Investigation of shock waves in the relativistic Riemann problem: A comparison of viscous fluid dynamics to kinetic theory

TL;DR

This paper compares viscous fluid dynamics and kinetic theory in solving the relativistic Riemann problem, clarifying the validity regimes of second-order fluid models in relativistic shock phenomena.

Contribution

It provides a detailed comparison between Israel-Stewart fluid dynamics and kinetic theory, establishing validity conditions for modeling relativistic shocks.

Findings

Good agreement requires Knudsen number Kn < 1/2.

Transition from ideal to viscous shocks demonstrated by varying η/s.

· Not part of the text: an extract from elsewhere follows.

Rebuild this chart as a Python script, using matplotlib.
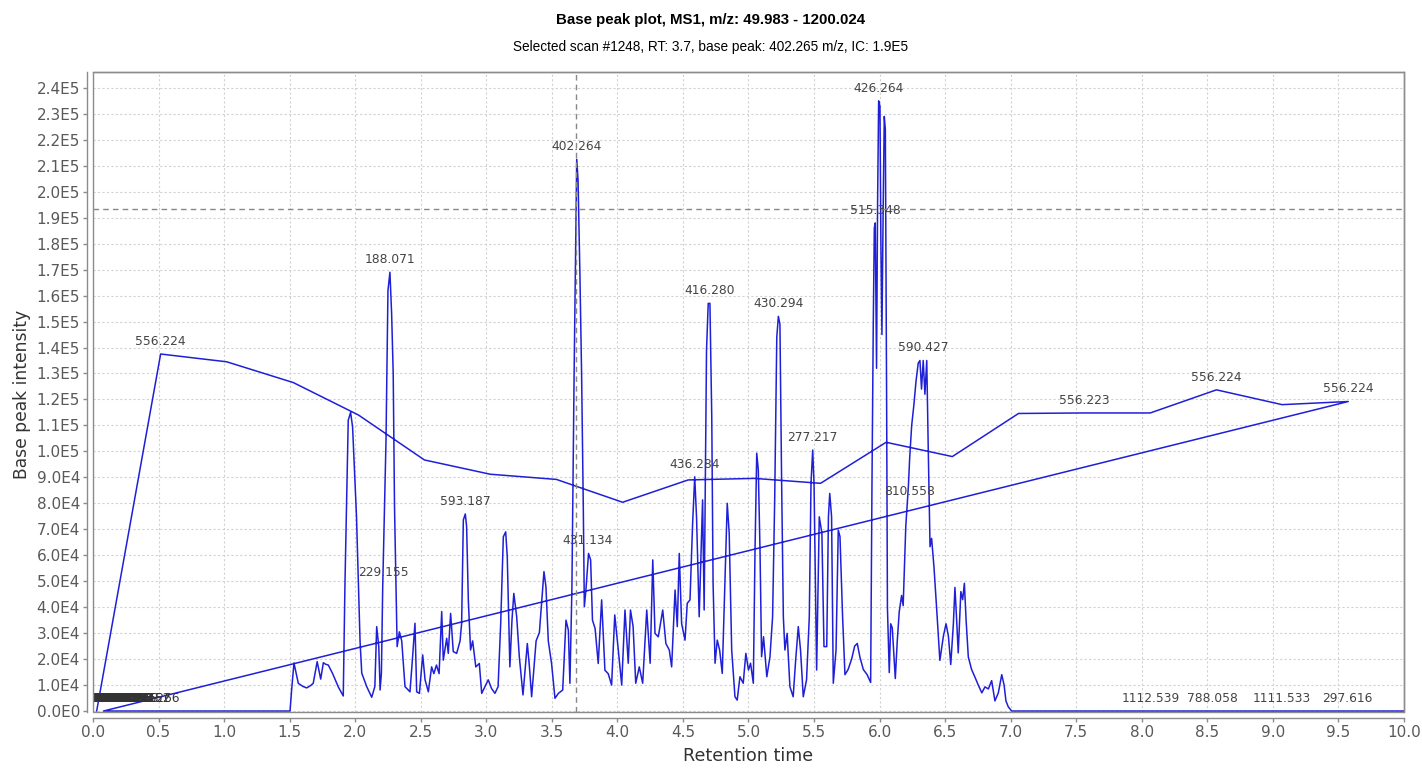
import numpy as np
import matplotlib
matplotlib.use("Agg")
import matplotlib.pyplot as plt
import matplotlib.ticker as ticker
import matplotlib.transforms as mtransforms
from matplotlib.patches import Rectangle

# 标题
TITLE = "Base peak plot, MS1, m/z: 49.983 - 1200.024"
SUBTITLE = "Selected scan #1248, RT: 3.7, base peak: 402.265 m/z, IC: 1.9E5"

# 选中扫描的十字线位置
sel_rt = 3.684
sel_bpi = 193400

# 数据点（按文件顺序）：前面一段约每 0.5 min 一个点，然后回到起点
coarse_rt = [0.028, 0.516, 1.02, 1.528, 2.025, 2.528, 3.03, 3.535, 4.04, 4.54,
             5.045, 5.55, 6.05, 6.555, 7.06, 7.56, 8.065, 8.57, 9.07, 9.575,
             0.08, 1.503]
coarse_bpi = [0, 13.75, 13.45, 12.65, 11.4, 9.67, 9.12, 8.92, 8.04, 8.9,
              8.96, 8.77, 10.35, 9.8, 11.46, 11.48, 11.48, 12.37, 11.8, 11.92,
              0, 0]

# 色谱主体（单位 1E4）
scan_rt = [1.515, 1.533, 1.566, 1.60, 1.63, 1.66, 1.68, 1.71, 1.737, 1.757, 1.775, 1.795,
           1.828, 1.871, 1.909, 1.922, 1.947, 1.965, 1.98, 2.01, 2.037, 2.05, 2.088,
           2.126, 2.15, 2.164, 2.18, 2.19, 2.20, 2.21, 2.235, 2.25, 2.265, 2.278, 2.29,
           2.30, 2.32, 2.337, 2.355, 2.38, 2.418, 2.438, 2.456, 2.469, 2.49, 2.515,
           2.533, 2.558, 2.583, 2.60, 2.62, 2.64, 2.66, 2.672, 2.698, 2.71, 2.728,
           2.748, 2.774, 2.80, 2.812, 2.825, 2.84, 2.85, 2.863, 2.88, 2.896, 2.92,
           2.947, 2.965, 2.99, 3.015, 3.04, 3.066, 3.09, 3.11, 3.13, 3.148, 3.16,
           3.18, 3.196, 3.21, 3.232, 3.252, 3.28, 3.313, 3.328, 3.346, 3.38, 3.405,
           3.42, 3.44, 3.455, 3.473, 3.498, 3.524, 3.55, 3.583, 3.608, 3.626, 3.638,
           3.653, 3.67, 3.69, 3.70, 3.714, 3.727, 3.74, 3.748, 3.76, 3.78, 3.796,
           3.81, 3.83, 3.854, 3.88, 3.905, 3.93, 3.956, 3.98, 4.007, 4.033, 4.058,
           4.083, 4.10, 4.12, 4.14, 4.167, 4.193, 4.224, 4.25, 4.27, 4.287, 4.312,
           4.346, 4.37, 4.396, 4.414, 4.44, 4.457, 4.472, 4.49, 4.516, 4.533, 4.554,
           4.574, 4.59, 4.604, 4.624, 4.65, 4.662, 4.68, 4.693, 4.706, 4.72, 4.73,
           4.745, 4.762, 4.78, 4.80, 4.82, 4.838, 4.853, 4.872, 4.897, 4.914, 4.935,
           4.96, 4.98, 5.0, 5.016, 5.037, 5.05, 5.063, 5.075, 5.088, 5.10, 5.115,
           5.14, 5.164, 5.184, 5.2, 5.216, 5.228, 5.24, 5.253, 5.266, 5.278, 5.295,
           5.316, 5.341, 5.36, 5.38, 5.397, 5.418, 5.443, 5.464, 5.477, 5.49, 5.50,
           5.52, 5.54, 5.56, 5.576, 5.597, 5.61, 5.62, 5.634, 5.647, 5.668, 5.685,
           5.698, 5.718, 5.736, 5.76, 5.787, 5.81, 5.83, 5.85, 5.876, 5.905, 5.932,
           5.942, 5.952, 5.96, 5.967, 5.977, 5.985, 5.993, 6.003, 6.01, 6.018, 6.028,
           6.036, 6.044, 6.054, 6.06, 6.074, 6.085, 6.097, 6.11, 6.12, 6.135, 6.15,
           6.168, 6.18, 6.2, 6.22, 6.23, 6.245, 6.262, 6.278, 6.295, 6.308, 6.32,
           6.333, 6.346, 6.36, 6.371, 6.385, 6.397, 6.415, 6.435, 6.46, 6.487, 6.507,
           6.525, 6.543, 6.563, 6.575, 6.588, 6.6, 6.62, 6.634, 6.647, 6.66, 6.677,
           6.702, 6.728, 6.753, 6.78, 6.804, 6.83, 6.855, 6.88, 6.906, 6.932, 6.95,
           6.964, 6.982, 7.008, 10.0]
scan_bpi = [0.8, 1.85, 1.07, 0.95, 0.89, 0.98, 1.07, 1.9, 1.23, 1.86, 1.8, 1.77,
            1.44, 0.93, 0.58, 4.9, 11.2, 11.5, 10.95, 7.5, 2.7, 1.46, 0.94,
            0.53, 0.94, 3.25, 2.48, 0.81, 1.46, 4.79, 10.4, 16.2, 16.9, 15.3, 13.0,
            7.87, 2.48, 3.05, 2.7, 0.94, 0.74, 2.09, 3.38, 0.74, 0.68, 2.16,
            1.2, 0.74, 1.7, 1.44, 1.77, 1.44, 3.83, 1.96, 2.8, 2.22, 3.76,
            2.29, 2.22, 2.7, 3.38, 7.36, 7.59, 7.1, 4.28, 2.35, 2.7, 1.7,
            1.83, 0.68, 0.94, 1.2, 0.87, 0.68, 0.94, 3.38, 6.71, 6.9, 5.94,
            1.7, 3.5, 4.53, 3.63, 2.09, 0.62, 2.6, 1.77, 0.55, 2.7, 3.02,
            4.02, 5.37, 4.79, 2.7, 1.83, 0.49, 0.68, 0.81, 3.5, 3.12, 1.07,
            4.66, 13.0, 21.25, 20.45, 16.9, 13.0, 7.87, 4.02, 4.66, 6.07, 5.82,
            3.5, 3.18, 1.83, 4.28, 1.57, 1.44, 1.0, 3.7, 2.35, 1.0, 3.89,
            1.84, 3.89, 3.25, 1.07, 1.7, 1.07, 3.89, 1.84, 5.82, 2.99, 2.86,
            3.89, 2.6, 2.35, 1.7, 4.66, 3.25, 6.07, 3.37, 2.73, 4.15, 4.28,
            7.23, 9.02, 7.45, 3.63, 8.13, 3.89, 13.9, 15.7, 15.7, 11.3, 4.92,
            1.84, 2.73, 2.35, 1.45, 4.92, 8.0, 6.85, 2.35, 0.55, 0.42, 1.32,
            1.07, 2.22, 1.58, 1.84, 1.07, 6.2, 9.93, 9.29, 6.2, 2.09, 2.86,
            1.32, 2.09, 3.63, 8.13, 14.4, 15.2, 14.9, 8.77, 3.63, 2.35, 2.99,
            0.94, 0.55, 1.96, 3.25, 2.35, 0.55, 1.2, 3.63, 8.77, 10.05, 8.77,
            1.58, 7.48, 6.85, 2.48, 2.48, 7.48, 8.38, 7.48, 1.07, 2.35, 6.97,
            6.72, 3.63, 1.4, 1.6, 2.0, 2.5, 2.6, 2.08, 1.6, 1.4, 1.1,
            8.67, 14.9, 18.6, 18.8, 13.2, 19.6, 23.5, 23.3, 18.1, 14.5, 19.6,
            22.9, 22.4, 11.8, 3.98, 1.48, 3.36, 3.2, 2.08, 1.25, 2.7, 3.82,
            4.45, 4.06, 7.11, 8.67, 9.77, 11.0, 11.8, 12.7, 13.4, 13.5, 12.4,
            13.5, 12.2, 13.5, 10.2, 6.33, 6.65, 5.55, 3.98, 1.95, 2.89, 3.36,
            2.89, 1.79, 3.36, 4.76, 3.51, 2.24, 4.6, 4.29, 4.92, 3.51, 2.08,
            1.6, 1.3, 1.0, 0.7, 0.93, 0.85, 1.17, 0.39, 0.7, 1.4, 1.0,
            0.39, 0.16, 0.0, 0.0]

# 峰标注（m/z）
label_rt = [0.516, 2.265, 3.69, 5.993, 5.967, 4.70, 5.228, 6.333, 7.56, 8.57,
            9.575, 5.49, 4.59, 6.227, 2.84, 3.773, 2.215, 8.07, 8.54, 9.07, 9.57]
label_bpi = [13.75, 16.9, 21.25, 23.5, 18.8, 15.7, 15.2, 13.5, 11.48, 12.37,
             11.92, 10.05, 9.02, 7.95, 7.59, 6.07, 4.85, 0, 0, 0, 0]
label_text = ["556.224", "188.071", "402.264", "426.264", "515.348", "416.280",
              "430.294", "590.427", "556.223", "556.224", "556.224", "277.217",
              "436.284", "810.558", "593.187", "431.134", "229.155", "1112.539",
              "788.058", "1111.533", "297.616"]

# 起始处零强度扫描的重叠标注
cluster_rt = [0.00, 0.01, 0.02, 0.03, 0.04, 0.05, 0.06, 0.07, 0.08, 0.09,
              0.10, 0.11, 0.12, 0.13, 0.14, 0.15, 0.16, 0.17, 0.18, 0.19,
              0.20, 0.21, 0.22, 0.23, 0.24, 0.25, 0.26, 0.27, 0.28, 0.29,
              0.30, 0.31, 0.40, 0.47]
cluster_text = ["118.086", "391.284", "149.023", "279.159", "113.084", "301.141",
                "217.105", "163.123", "355.070", "429.089", "195.088", "341.138",
                "415.212", "245.077", "503.117", "149.045", "261.132", "371.101",
                "133.014", "288.202", "104.107", "227.175", "319.227", "445.120",
                "177.102", "207.066", "393.297", "255.230", "123.091", "467.301",
                "185.115", "311.168", "263.152", "283.266"]

BLUE = "#1f1fd8"
GRAY = "#555555"

rt = np.array(coarse_rt + scan_rt)
bpi = np.array(coarse_bpi + scan_bpi) * 1e4

fig = plt.figure(figsize=(14.22, 7.68), dpi=100)
ax = fig.add_axes([0.0654, 0.0725, 0.9219, 0.8337])

ax.plot(rt, bpi, color=BLUE, linewidth=1.1, zorder=3)

# 十字线
ax.axvline(sel_rt, color="#888888", linestyle=(0, (4, 3)), linewidth=1.0, zorder=4)
ax.axhline(sel_bpi, color="#888888", linestyle=(0, (4, 3)), linewidth=1.0, zorder=4)

# 标注：点上方几个像素，裁剪到绘图区
lab_trans = mtransforms.offset_copy(ax.transData, fig=fig, x=0, y=4.5, units="points")
for x, y, s in zip(label_rt, label_bpi, label_text):
    ax.text(x, y * 1e4, s, transform=lab_trans, ha="center", va="bottom",
            fontsize=8.8, color="#444444", family="DejaVu Sans", zorder=5,
            clip_on=True)
for x, s in zip(cluster_rt, cluster_text):
    ax.text(x, 0, s, transform=lab_trans, ha="center", va="bottom",
            fontsize=8.8, color="#333333", family="DejaVu Sans", zorder=5,
            clip_on=True)

ax.set_xlim(0, 10)
ax.set_ylim(-500, 246100)

ax.xaxis.set_major_locator(ticker.MultipleLocator(0.5))
ax.xaxis.set_major_formatter(ticker.FormatStrFormatter("%.1f"))
ax.yaxis.set_major_locator(ticker.FixedLocator(np.arange(0, 240001, 10000)))


def sci_fmt(v, pos):
    if abs(v) < 1e-9:
        return "0.0E0"
    e = int(np.floor(np.log10(abs(v)) + 1e-9))
    return f"{v / 10 ** e:.1f}E{e}"


ax.yaxis.set_major_formatter(ticker.FuncFormatter(sci_fmt))

ax.grid(True, color="#d2d2d2", linestyle=(0, (2, 2)), linewidth=0.8)
ax.set_axisbelow(True)

for side in ["left", "bottom"]:
    ax.spines[side].set_position(("outward", 4.3))
for sp in ax.spines.values():
    sp.set_color("#8c8c8c")
    sp.set_linewidth(1.0)
ax.add_patch(Rectangle((0, 0), 1, 1, transform=ax.transAxes, fill=False,
                       edgecolor="#8c8c8c", linewidth=1.0, clip_on=False, zorder=6))

ax.tick_params(axis="both", colors="#8c8c8c", length=3, width=1.0,
               labelsize=11, labelcolor="#595959", pad=2)

fig.text(0.5, 1 - 20 / 768, TITLE, ha="center", va="center", fontsize=10.8,
         fontweight="bold", family="Liberation Sans")
fig.text(0.5, 1 - 47 / 768, SUBTITLE, ha="center", va="center", fontsize=9.8,
         family="Liberation Sans")
fig.text(748 / 1422, 1 - 756 / 768, "Retention time", ha="center", va="center",
         fontsize=12.6, color="#333333")
fig.text(22 / 1422, 1 - 394 / 768, "Base peak intensity", ha="center", va="center",
         rotation=90, fontsize=12.3, color="#333333")

fig.savefig("out.png", dpi=100)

Comparison clarifies the regime of validity for second-order fluid dynamics.

Abstract

We solve the relativistic Riemann problem in viscous matter using the relativistic Boltzmann equation and the relativistic causal dissipative fluid-dynamical approach of Israel and Stewart. Comparisons between these two approaches clarify and point out the regime of validity of second-order fluid dynamics in relativistic shock phenomena. The transition from ideal to viscous shocks is demonstrated by varying the shear viscosity to entropy density ratio $\eta/s$. We also find that a good agreement between these two approaches requires a Knudsen number $Kn < 1/2$.